Cerca de 40 lideranças regionais trouxeram reivindicações de providências específicas de cada povo no processo demarcatório de suas terras ao presidente da Fundação Nacional do Índio (Funai) João Pedro Gonçalves, presente na reunião. Ele afirmou que o prazo de cinco anos proposto pela Constituição para definir todas as TIs do Brasil se mostrou inviável,
reforçou a importância do órgão indigenista no processo demarcatório legítimo e completo do território tradicional dos povos, e prometeu a publicação de duas TIs do povo Guarani no Vale do Ribeira e uma no litoral do Paraná até o dia seguinte à reunião – promessa que foi cumprida. Ele informou também a publicação no Diário Oficial da União (DOU), naquele mesmo dia, da TI Mato Castelhano, do povo Kaingang, em município homônimo no Rio Grande do Sul.

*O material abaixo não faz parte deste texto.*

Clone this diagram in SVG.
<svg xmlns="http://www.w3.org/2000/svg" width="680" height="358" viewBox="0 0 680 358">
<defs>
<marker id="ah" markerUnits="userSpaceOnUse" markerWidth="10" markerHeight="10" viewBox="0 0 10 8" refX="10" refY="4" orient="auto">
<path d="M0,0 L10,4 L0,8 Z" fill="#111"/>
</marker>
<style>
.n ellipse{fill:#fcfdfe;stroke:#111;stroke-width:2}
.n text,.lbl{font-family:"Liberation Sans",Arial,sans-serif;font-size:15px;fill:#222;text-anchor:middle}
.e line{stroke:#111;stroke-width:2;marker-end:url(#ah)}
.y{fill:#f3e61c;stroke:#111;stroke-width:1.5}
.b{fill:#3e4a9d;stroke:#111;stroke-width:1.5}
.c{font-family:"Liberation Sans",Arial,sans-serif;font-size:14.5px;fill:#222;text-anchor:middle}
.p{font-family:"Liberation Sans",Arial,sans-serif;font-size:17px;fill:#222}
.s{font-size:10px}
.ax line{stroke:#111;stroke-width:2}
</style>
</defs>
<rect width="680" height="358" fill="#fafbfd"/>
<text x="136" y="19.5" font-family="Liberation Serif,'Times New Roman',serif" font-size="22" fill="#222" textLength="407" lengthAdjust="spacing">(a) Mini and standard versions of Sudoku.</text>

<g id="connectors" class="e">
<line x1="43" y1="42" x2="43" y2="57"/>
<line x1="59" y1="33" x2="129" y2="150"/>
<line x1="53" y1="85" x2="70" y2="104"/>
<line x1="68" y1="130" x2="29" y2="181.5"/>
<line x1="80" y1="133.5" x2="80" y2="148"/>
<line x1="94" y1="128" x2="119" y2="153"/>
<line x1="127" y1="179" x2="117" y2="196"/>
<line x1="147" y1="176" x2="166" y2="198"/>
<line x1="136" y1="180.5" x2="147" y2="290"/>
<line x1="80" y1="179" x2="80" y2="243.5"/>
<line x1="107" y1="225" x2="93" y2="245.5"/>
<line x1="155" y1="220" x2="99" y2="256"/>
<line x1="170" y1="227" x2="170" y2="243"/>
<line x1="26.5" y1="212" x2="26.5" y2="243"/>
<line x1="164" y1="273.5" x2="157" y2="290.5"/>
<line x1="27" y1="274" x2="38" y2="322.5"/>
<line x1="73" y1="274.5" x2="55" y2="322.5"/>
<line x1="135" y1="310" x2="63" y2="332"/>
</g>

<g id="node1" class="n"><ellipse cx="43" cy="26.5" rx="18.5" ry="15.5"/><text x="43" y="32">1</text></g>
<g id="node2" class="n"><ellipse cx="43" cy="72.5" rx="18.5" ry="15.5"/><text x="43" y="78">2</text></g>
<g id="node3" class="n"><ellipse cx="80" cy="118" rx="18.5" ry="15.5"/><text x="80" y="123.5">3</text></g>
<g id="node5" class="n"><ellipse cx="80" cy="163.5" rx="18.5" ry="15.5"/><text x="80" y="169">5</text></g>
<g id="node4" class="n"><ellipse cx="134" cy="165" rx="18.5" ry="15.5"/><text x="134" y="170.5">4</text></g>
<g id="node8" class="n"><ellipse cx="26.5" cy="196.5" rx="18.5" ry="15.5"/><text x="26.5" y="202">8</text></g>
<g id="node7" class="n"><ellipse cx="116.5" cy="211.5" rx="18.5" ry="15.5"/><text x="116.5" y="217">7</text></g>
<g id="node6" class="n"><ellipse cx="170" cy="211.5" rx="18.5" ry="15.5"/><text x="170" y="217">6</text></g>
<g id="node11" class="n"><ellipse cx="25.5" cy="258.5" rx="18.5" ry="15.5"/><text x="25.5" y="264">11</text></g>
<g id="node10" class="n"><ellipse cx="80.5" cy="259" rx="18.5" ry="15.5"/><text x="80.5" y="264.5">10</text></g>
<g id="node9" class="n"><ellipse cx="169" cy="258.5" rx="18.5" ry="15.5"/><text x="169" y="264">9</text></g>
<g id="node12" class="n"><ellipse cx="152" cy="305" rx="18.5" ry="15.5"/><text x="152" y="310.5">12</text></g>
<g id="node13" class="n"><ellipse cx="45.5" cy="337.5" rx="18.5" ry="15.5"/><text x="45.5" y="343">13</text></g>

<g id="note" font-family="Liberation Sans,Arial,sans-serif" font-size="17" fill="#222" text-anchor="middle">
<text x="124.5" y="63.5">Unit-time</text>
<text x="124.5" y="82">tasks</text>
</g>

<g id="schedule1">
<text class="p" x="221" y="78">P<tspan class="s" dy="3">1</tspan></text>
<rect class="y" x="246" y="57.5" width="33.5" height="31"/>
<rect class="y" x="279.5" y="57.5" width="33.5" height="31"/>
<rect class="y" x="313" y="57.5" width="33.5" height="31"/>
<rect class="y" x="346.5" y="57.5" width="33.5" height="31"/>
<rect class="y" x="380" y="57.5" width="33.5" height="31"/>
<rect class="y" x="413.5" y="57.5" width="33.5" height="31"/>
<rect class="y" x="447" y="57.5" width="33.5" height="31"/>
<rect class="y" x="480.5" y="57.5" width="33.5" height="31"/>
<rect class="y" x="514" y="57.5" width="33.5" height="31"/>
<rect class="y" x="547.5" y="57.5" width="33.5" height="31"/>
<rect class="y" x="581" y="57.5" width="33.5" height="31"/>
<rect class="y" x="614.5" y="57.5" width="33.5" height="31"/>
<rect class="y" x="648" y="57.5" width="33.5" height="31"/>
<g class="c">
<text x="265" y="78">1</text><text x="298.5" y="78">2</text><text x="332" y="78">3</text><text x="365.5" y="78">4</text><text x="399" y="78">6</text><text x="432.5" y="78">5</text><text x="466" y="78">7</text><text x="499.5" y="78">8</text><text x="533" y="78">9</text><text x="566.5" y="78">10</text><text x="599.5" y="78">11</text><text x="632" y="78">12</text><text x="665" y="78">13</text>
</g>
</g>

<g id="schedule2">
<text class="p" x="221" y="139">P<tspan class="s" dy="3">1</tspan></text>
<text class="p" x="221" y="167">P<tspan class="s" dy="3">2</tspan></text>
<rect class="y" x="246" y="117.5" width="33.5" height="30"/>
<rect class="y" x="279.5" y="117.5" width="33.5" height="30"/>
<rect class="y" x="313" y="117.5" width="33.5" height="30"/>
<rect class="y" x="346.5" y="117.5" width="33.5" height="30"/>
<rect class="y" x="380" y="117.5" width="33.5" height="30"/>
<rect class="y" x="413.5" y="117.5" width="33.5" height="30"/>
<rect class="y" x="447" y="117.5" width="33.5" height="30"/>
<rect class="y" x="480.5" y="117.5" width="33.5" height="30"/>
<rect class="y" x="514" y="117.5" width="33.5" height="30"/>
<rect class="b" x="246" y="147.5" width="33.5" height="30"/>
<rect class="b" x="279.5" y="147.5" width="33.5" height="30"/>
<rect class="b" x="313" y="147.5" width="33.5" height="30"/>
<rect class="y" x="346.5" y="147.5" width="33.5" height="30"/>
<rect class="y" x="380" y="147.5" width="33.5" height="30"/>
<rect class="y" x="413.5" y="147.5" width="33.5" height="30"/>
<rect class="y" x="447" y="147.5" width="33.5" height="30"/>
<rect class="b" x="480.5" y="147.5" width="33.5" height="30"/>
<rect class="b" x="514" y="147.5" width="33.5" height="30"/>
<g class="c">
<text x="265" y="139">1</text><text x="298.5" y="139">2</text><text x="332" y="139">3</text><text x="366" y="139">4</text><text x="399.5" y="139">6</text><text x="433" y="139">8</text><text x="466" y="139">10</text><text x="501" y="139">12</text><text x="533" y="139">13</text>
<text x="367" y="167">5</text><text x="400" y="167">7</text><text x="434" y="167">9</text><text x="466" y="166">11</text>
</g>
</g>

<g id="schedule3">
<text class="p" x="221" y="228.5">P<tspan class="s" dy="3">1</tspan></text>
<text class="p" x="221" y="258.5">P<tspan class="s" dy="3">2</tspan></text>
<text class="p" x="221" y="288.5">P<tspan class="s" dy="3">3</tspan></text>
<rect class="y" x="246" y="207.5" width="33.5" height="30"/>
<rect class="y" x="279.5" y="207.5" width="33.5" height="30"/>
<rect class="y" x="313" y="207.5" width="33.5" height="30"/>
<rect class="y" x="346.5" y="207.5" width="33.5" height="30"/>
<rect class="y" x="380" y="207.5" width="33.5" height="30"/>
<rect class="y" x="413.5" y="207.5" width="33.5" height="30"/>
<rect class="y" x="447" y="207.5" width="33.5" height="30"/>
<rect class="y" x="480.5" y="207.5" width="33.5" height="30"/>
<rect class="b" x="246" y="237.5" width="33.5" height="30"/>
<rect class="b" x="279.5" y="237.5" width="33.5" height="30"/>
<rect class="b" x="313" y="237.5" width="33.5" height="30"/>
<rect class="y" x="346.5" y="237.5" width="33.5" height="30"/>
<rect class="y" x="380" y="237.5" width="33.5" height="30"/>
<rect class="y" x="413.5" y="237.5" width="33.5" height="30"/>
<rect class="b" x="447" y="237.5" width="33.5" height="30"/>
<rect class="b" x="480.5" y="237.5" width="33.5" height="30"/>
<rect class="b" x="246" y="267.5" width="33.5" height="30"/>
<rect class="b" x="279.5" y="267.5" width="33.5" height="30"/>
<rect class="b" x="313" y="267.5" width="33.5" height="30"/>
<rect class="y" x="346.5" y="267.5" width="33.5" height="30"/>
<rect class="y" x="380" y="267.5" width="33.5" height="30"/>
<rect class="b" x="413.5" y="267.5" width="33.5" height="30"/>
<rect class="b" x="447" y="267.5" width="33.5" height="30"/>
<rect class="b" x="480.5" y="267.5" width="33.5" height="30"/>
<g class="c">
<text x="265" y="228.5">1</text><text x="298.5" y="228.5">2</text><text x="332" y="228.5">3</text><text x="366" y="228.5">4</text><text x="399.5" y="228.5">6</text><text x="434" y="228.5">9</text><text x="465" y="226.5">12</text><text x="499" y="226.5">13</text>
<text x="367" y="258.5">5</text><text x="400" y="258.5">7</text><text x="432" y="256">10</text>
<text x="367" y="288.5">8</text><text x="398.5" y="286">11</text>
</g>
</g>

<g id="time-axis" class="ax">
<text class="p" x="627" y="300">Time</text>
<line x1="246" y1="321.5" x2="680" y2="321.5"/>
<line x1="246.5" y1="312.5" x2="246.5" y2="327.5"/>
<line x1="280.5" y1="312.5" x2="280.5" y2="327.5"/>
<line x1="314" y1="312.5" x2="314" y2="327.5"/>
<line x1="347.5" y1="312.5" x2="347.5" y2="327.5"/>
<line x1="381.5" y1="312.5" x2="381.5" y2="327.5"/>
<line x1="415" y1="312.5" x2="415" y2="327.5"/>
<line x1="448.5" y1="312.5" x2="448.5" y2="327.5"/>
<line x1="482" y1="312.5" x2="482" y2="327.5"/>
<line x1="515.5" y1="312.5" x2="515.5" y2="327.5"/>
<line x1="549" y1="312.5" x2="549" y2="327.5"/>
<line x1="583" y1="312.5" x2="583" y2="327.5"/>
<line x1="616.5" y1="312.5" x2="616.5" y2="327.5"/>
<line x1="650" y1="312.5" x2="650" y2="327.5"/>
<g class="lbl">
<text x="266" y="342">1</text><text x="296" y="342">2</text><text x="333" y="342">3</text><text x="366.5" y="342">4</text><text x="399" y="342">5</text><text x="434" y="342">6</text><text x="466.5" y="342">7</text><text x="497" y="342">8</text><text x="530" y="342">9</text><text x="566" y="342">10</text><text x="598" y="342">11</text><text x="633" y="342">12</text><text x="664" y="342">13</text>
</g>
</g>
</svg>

Na parte da tarde, uma delegação de cerca de 30 indígenas se dirigiu ao Supremo Tribunal Federal (STF), onde foram visitados gabinetes de ministros e entregues documentos que versavam sobre as violações aos direitos indígenas presentes na tese do “marco temporal”.
No último dia de Acampamento, foi realizada uma marcha que percorreu o Eixo Monumental desde o Memorial dos Povos Indígenas até o Palácio do Planalto, ocupando as seis faixas da via. Os manifestantes levaram faixas e puxaram grito de “Demarcação Já!”, reafirmando que suas demandas são anteriores a qualquer governo republicano e continuarão sendo reivindicadas até que sejam atendidas. “Vamos conversar com o novo governo na hora que ele entrar, não vamos deixar ele se acostumar sem ouvir a gente”, disse Aílton Krenak.
Lideranças de diversos povos do país reunidas no Acampamento Terra Livre (Foto: Marcello Casal Jr/Agência Brasil).
Balanço: conquistas
Na Plenária Geral de avaliação e encaminhamentos, realizada na tarde do dia 12, destacou-se a importância das conquistas obtidas: foram 5 portarias declaratórias – das TIs Taego Ãwa, do povo Avá-Canoeiro do Araguaia (TO), com 28.510 hectares; Bragança-Marituba, do povo Munduruku (PA), com 13.515 hectares; Munduruku-Taquara, do povo Munduruku (PA), com 25.323 hectares; Irapuá, do povo Guarani M’bya (RS), com 222 hectares; e Lago do Limão, do povo Mura (AM), com 8.210 hectares – e 5 relatórios de identificação e delimitação de TIs publicados, além de uma importante vitória contra o “marco temporal” no STF. Segundo a visão das lideranças, a pressão da delegação presente na tarde de quarta-feira (11) influenciou na revogação da TI Yvy Katu (Porto Lindo) do povo Guarani e Kaiowá, no município de Japorã, Mato Grosso do Sul, proposta por um fazendeiro sob preceitos jurídicos estipulados pelo marco temporal.
Ocupação Guarani e Kaiowá
Lideranças da Assembleia dos povos Guarani e Kaiowá do Mato Grosso do Sul (Aty Guasu), ocuparam a sede da Funai, em Brasília, assim que chegaram na cidade na terça-feira (10). A principal reivindicação do grupo era a publicação do relatório de identificação e delimitação da TI Dourados- Amambai Peguá I, no MS, que possui 55 mil hectares e que, segundo os indígenas, já estaria pronto desde 2013. A demora na publicação estaria contribuindo na intensificação dos conflitos e violações de direitos sofridos por eles na região. Recebidos pelo presidente do órgão, os indígenas afirmaram que só sairiam do local com o relatório assinado em mãos.
Dois dias depois, o despacho para a publicação dos estudos foi assinado. Já as outras reivindicações, como a retomada dos processos de demarcação acordados no Termo de Ajustamento de Conduta (TAC), não foram atendidas.
Presidente da Funai, João Pedro Gonçalves, se reúne com comitiva Guarani e Kaiowá (Foto: Tatiane Klein/ISA/MNI).
Manifesto e nova mobilização
Ao final da mobilização foi divulgado o Manifesto do XII Acampamento Terra Livre, que reuniu os pontos de convergência das lideranças presentes durante os debates da semana de articulações, como o repúdio a ações racistas e discriminatórias.
A coordenação da Apib informou também que pretende promover uma nova grande mobilização, ainda sem data definida, nesse ano.